_Goal_
Images excluded, repeat each entry below exactly.

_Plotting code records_

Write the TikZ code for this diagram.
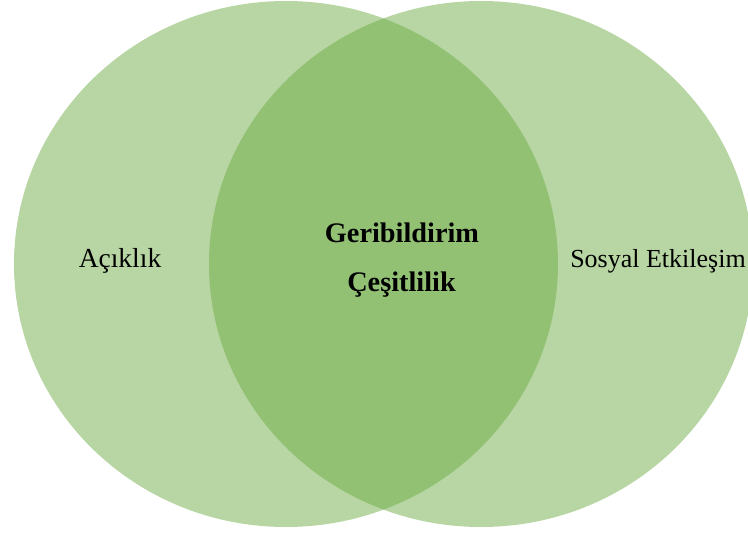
\documentclass[tikz,border=0pt]{standalone}
\usepackage{fontspec}
\setmainfont{Liberation Serif}
\definecolor{vennGreen}{HTML}{70AD47}
\begin{document}
\begin{tikzpicture}[x=1pt,y=-1pt,
  venn/.style={fill=vennGreen,fill opacity=0.5},
  lbl/.style={anchor=base,inner sep=0pt,font=\fontsize{26}{30}\selectfont},
  core/.style={anchor=base,inner sep=0pt,font=\fontsize{28.3}{32}\selectfont\bfseries}]
  \useasboundingbox (0,0) rectangle (748,533);
  \clip (0,0) rectangle (748,533);
  % two overlapping sets
  \fill[venn] (286,264) ellipse [x radius=272pt, y radius=263pt];
  \fill[venn] (481,264) ellipse [x radius=272pt, y radius=263pt];
  % set labels
  \node[lbl,font=\fontsize{27.5}{30}\selectfont] (left) at (120,267) {Açıklık};
  \node[lbl] (right) at (658,267) {Sosyal Etkileşim};
  % shared area
  \node[core] (fb)  at (402,242) {Geribildirim};
  \node[core] (div) at (401.5,291) {Çeşitlilik};
\end{tikzpicture}
\end{document}
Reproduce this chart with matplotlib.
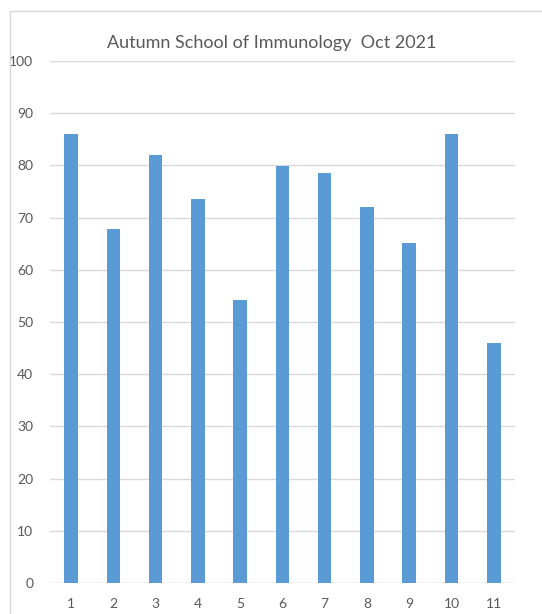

_Complete output_
Write the TikZ code for this diagram.
\documentclass[tikz,border=0pt]{standalone}
\usepackage{fontspec}
\setmainfont{Liberation Serif}
\definecolor{vennGreen}{HTML}{70AD47}
\begin{document}
\begin{tikzpicture}[x=1pt,y=-1pt,
  venn/.style={fill=vennGreen,fill opacity=0.5},
  lbl/.style={anchor=base,inner sep=0pt,font=\fontsize{26}{30}\selectfont},
  core/.style={anchor=base,inner sep=0pt,font=\fontsize{28.3}{32}\selectfont\bfseries}]
  \useasboundingbox (0,0) rectangle (748,533);
  \clip (0,0) rectangle (748,533);
  % two overlapping sets
  \fill[venn] (286,264) ellipse [x radius=272pt, y radius=263pt];
  \fill[venn] (481,264) ellipse [x radius=272pt, y radius=263pt];
  % set labels
  \node[lbl,font=\fontsize{27.5}{30}\selectfont] (left) at (120,267) {Açıklık};
  \node[lbl] (right) at (658,267) {Sosyal Etkileşim};
  % shared area
  \node[core] (fb)  at (402,242) {Geribildirim};
  \node[core] (div) at (401.5,291) {Çeşitlilik};
\end{tikzpicture}
\end{document}
Reproduce this chart with matplotlib.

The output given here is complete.